RAW DATA
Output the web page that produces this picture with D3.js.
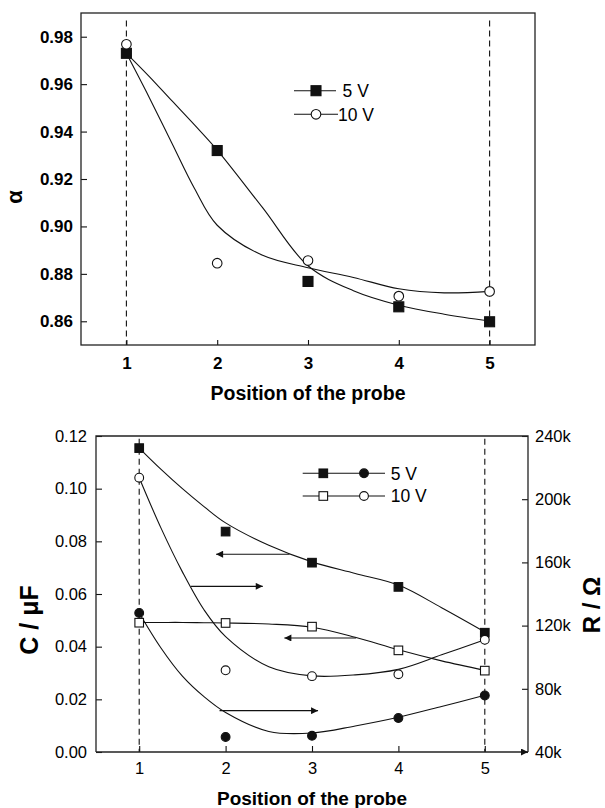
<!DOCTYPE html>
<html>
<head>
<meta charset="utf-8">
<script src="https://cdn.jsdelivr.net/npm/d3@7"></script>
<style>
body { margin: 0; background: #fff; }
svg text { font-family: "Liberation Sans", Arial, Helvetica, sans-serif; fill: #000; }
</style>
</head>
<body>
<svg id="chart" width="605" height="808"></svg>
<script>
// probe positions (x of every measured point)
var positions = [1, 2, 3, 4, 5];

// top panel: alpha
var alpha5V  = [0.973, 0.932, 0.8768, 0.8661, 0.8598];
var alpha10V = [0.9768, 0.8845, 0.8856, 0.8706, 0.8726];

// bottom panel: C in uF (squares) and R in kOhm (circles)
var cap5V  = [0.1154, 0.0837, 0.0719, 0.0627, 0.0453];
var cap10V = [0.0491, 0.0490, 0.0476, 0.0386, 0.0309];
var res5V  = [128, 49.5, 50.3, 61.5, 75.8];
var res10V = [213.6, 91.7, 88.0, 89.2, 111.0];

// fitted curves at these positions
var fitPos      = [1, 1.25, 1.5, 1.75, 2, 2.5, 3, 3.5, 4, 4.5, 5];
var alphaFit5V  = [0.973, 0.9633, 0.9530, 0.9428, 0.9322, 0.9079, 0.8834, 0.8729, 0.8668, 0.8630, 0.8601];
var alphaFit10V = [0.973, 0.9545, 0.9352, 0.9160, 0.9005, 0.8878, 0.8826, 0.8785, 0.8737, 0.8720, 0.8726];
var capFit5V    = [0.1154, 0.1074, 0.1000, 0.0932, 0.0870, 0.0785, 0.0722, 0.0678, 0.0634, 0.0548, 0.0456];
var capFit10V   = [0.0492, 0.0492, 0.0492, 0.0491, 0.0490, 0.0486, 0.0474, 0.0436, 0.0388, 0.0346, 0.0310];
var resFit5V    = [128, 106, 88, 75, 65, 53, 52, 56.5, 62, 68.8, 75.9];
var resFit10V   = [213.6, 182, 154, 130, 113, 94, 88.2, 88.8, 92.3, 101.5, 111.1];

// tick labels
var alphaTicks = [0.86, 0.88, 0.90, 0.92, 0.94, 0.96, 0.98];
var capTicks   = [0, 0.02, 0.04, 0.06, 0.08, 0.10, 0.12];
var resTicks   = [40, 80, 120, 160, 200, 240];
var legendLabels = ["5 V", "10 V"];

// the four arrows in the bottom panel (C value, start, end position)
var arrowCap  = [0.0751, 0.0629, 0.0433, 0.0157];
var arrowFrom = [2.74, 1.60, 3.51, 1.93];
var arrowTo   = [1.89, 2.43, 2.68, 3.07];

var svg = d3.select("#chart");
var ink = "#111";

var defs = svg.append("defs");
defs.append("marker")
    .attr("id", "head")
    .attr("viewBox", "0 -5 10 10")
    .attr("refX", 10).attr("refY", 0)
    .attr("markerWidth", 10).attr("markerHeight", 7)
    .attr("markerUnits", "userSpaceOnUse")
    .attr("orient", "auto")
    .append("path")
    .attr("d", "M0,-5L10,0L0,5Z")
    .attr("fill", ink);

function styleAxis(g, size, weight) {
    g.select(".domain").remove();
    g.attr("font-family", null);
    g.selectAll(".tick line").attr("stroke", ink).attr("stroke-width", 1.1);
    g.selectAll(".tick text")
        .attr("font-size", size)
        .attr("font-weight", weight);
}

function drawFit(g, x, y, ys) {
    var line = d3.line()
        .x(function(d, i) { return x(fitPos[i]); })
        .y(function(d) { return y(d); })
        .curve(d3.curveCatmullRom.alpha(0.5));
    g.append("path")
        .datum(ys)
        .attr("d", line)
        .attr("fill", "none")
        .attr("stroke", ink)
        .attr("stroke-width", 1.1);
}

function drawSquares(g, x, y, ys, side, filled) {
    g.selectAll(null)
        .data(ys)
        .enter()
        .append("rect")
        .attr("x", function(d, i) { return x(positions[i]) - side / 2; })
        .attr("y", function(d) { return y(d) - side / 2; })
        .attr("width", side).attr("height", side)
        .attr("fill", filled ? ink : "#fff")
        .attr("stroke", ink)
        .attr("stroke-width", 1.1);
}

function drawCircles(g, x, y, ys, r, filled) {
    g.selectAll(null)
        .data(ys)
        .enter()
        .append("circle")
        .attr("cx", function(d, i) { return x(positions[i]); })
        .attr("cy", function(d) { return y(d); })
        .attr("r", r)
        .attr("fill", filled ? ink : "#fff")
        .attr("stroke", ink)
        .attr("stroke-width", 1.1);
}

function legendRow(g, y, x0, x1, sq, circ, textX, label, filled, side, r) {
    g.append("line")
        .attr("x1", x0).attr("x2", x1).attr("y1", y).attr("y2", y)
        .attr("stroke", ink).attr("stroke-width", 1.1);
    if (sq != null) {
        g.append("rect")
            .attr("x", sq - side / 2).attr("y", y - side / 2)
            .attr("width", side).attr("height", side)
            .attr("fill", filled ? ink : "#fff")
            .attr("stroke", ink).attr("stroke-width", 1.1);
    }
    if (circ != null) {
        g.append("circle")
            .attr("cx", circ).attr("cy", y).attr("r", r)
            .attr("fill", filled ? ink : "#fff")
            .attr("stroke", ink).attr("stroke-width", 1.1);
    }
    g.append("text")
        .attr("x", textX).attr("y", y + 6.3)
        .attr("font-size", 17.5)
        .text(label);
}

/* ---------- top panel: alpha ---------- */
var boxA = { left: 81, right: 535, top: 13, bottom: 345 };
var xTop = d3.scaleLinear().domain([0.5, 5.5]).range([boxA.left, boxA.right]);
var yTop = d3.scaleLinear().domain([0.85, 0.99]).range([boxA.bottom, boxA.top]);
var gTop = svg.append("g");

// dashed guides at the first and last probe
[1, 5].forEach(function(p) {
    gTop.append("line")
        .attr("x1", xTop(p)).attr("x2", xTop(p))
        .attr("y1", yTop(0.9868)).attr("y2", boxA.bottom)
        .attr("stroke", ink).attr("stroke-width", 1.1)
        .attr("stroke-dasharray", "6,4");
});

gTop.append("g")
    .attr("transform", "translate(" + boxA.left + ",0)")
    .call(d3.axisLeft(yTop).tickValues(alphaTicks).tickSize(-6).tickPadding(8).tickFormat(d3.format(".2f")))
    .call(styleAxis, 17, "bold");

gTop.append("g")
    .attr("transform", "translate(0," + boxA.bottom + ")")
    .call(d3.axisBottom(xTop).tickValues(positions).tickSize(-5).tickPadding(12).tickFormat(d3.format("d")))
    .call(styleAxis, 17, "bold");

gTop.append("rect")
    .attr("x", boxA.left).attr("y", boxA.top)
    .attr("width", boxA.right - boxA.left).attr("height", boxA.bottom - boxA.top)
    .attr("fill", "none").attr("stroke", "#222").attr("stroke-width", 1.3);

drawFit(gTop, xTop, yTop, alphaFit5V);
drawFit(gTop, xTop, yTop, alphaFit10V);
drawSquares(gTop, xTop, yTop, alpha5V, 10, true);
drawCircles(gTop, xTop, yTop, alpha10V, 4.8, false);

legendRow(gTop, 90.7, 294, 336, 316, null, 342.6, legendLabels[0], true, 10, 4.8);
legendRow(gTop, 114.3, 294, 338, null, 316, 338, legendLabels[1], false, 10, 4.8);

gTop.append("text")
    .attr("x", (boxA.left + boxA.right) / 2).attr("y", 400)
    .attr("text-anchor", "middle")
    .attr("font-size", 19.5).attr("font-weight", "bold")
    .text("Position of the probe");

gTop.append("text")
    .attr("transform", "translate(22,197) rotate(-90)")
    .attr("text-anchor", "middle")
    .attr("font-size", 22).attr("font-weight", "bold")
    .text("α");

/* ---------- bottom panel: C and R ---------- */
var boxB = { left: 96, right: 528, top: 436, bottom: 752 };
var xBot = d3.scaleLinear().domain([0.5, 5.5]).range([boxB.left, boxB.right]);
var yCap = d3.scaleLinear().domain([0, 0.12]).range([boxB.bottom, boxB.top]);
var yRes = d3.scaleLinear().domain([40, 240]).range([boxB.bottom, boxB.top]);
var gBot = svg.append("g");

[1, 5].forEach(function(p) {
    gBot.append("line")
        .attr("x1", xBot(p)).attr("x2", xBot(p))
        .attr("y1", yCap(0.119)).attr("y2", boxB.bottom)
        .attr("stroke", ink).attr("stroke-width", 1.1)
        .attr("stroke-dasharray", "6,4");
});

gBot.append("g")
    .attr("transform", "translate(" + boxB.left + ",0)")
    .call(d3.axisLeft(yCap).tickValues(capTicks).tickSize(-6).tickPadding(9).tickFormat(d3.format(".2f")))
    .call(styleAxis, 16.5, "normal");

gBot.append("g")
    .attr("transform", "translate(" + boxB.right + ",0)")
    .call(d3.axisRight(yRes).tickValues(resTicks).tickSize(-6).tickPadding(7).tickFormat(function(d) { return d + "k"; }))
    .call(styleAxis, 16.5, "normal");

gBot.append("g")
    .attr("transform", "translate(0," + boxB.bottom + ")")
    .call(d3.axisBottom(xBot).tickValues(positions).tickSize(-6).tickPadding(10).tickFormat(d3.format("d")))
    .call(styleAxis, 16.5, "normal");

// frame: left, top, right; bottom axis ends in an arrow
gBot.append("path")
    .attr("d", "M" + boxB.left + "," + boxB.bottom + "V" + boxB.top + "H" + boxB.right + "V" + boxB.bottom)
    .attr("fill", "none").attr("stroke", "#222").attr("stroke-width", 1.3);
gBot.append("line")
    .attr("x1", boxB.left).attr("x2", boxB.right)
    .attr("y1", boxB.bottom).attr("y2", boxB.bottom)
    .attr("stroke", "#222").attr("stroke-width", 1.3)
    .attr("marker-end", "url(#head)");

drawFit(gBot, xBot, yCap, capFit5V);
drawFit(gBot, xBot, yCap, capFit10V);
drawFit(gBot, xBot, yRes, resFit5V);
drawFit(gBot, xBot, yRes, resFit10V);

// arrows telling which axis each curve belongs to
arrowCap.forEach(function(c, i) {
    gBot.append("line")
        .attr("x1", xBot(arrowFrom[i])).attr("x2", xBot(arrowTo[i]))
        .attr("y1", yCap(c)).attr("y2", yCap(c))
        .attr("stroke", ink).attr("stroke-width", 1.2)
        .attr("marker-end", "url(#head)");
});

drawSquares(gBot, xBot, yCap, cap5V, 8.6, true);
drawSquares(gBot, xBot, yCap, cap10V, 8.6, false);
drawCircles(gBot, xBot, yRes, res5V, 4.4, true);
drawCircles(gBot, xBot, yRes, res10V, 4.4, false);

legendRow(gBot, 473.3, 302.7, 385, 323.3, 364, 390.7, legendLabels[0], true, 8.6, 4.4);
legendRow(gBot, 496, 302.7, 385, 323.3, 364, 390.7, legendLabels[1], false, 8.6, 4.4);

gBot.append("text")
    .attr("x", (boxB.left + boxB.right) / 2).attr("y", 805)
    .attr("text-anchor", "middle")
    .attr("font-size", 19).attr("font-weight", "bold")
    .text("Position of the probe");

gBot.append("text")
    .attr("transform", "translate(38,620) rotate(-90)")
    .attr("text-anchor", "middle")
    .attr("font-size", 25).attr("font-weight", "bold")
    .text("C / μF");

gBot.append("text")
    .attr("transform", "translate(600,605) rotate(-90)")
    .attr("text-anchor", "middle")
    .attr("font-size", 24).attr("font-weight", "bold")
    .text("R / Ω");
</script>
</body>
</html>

==

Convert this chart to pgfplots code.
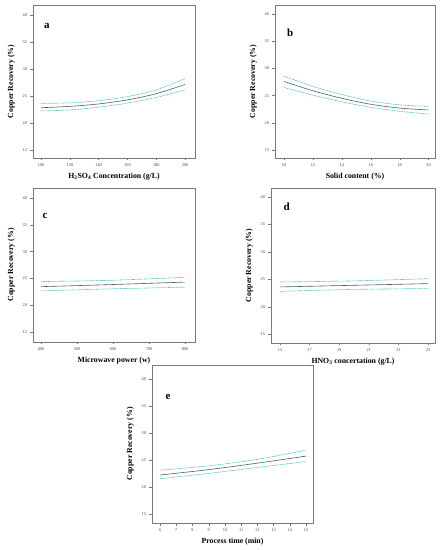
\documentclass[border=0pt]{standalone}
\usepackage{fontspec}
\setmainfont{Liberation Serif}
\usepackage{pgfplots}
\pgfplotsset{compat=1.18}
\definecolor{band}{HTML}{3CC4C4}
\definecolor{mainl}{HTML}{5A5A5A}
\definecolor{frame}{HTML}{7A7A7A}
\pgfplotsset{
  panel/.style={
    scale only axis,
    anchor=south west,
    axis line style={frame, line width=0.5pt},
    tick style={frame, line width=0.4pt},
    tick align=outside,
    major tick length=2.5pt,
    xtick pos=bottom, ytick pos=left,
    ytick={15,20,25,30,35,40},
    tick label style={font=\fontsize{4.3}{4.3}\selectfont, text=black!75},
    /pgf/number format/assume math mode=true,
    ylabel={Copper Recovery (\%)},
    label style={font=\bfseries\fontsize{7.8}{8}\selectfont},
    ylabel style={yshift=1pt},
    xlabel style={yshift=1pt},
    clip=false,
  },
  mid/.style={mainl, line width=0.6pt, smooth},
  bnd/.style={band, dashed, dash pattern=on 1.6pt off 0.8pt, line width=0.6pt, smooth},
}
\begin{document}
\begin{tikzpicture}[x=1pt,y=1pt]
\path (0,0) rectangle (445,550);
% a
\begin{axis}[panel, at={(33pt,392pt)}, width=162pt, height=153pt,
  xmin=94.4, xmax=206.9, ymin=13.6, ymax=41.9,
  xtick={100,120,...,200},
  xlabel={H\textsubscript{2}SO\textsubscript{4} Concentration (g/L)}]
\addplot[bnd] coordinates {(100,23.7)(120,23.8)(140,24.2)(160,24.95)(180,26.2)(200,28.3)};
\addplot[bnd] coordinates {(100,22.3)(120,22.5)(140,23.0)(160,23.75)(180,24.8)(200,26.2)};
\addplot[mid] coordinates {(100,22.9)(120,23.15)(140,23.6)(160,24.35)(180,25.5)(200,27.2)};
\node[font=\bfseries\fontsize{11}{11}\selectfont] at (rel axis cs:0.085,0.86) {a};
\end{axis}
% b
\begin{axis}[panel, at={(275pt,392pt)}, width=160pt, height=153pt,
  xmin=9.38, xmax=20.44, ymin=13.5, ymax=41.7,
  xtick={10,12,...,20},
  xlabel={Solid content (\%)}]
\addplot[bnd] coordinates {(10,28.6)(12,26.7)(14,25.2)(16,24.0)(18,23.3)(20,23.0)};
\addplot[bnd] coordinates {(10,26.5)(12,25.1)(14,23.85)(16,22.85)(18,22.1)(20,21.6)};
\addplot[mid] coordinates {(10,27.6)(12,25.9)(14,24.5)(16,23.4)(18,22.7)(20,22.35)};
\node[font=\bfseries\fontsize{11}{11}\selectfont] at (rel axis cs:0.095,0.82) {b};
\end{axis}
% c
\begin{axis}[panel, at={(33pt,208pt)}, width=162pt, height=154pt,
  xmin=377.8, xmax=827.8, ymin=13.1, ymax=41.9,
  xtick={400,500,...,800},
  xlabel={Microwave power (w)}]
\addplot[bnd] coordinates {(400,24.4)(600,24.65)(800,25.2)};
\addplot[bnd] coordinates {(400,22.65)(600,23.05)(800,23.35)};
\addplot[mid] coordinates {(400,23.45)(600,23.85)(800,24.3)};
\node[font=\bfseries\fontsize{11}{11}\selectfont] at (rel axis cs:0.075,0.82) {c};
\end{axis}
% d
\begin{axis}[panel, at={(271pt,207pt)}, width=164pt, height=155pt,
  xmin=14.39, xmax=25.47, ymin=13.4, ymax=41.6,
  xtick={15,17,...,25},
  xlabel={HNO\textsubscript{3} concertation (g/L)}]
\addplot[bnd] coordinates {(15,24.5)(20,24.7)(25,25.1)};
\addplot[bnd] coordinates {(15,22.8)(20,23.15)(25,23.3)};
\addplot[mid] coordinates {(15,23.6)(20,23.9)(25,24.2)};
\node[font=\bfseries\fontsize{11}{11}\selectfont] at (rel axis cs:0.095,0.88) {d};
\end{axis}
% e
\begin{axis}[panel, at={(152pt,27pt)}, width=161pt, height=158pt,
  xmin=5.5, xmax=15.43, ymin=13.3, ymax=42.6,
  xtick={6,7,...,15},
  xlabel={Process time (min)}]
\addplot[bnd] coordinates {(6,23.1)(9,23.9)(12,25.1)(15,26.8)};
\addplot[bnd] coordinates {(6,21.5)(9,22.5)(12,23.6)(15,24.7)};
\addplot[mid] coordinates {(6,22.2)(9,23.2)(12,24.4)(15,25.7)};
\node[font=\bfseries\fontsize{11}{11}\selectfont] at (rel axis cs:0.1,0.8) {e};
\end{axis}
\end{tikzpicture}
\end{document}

TASK PROMPT
Report every line containing the word "this" from the listing above.

SOLVED PROBLEM
Output the web page that produces this picture with D3.js.
Convert this chart to pgfplots code.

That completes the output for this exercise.